Various marketing strategies have to be utilized in order to increase the profits of a business. These marketing strategies depend primarily on the customer base and the goods and services sold. Many businesses consider offering discounts an excellent way to increase sales. However, this can be a two-edged sword.
A business usually decides to offer discounts to customers for a particular reason. The old stock is sold at discounts due to the arrival of new stocks or if a business is going out of business. Whatever the reason, the business offers customers a reduction in price. Discounts can be categorized as cash and trade discounts. Cash discounts are the concessions provided by the seller to the buyer. This encourages the buyer to purchase quickly and allows the seller to get the payment soon. Trade discounts are a reduction the supplier gives to the business owner. This will happen only if the quantity of the product is over a specific figure. Advertising discounts on various products or all products will draw in the customers. A business will see more customers during this period than any other. The increase in traffic will automatically increase sales, which is the bottom line for sales.
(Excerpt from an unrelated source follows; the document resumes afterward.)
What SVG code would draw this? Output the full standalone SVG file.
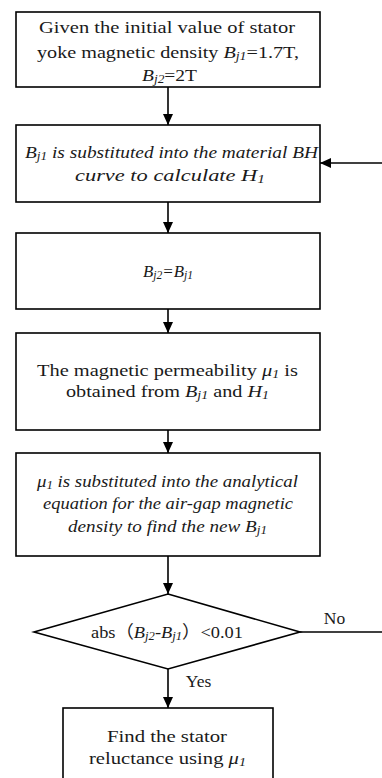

There are a few downsides. For example, although there will be sales, the profit margin in the store will decline as the goods are sold at reduced prices. Sometimes, these prices may even be below market value. Exclusive discounts to customers may encourage them to ask for discounts all the time. Also, a shop that offers discounts always provides the reputation that the business is not doing so well. Many customers may be put off by this reputation and stop visiting the store.
Considering the above arguments, it is not an easy task deciding if offering discounts in business is the right choice or a bad one. However, a business needs to consider these factors carefully in order to run it successfully and profitably.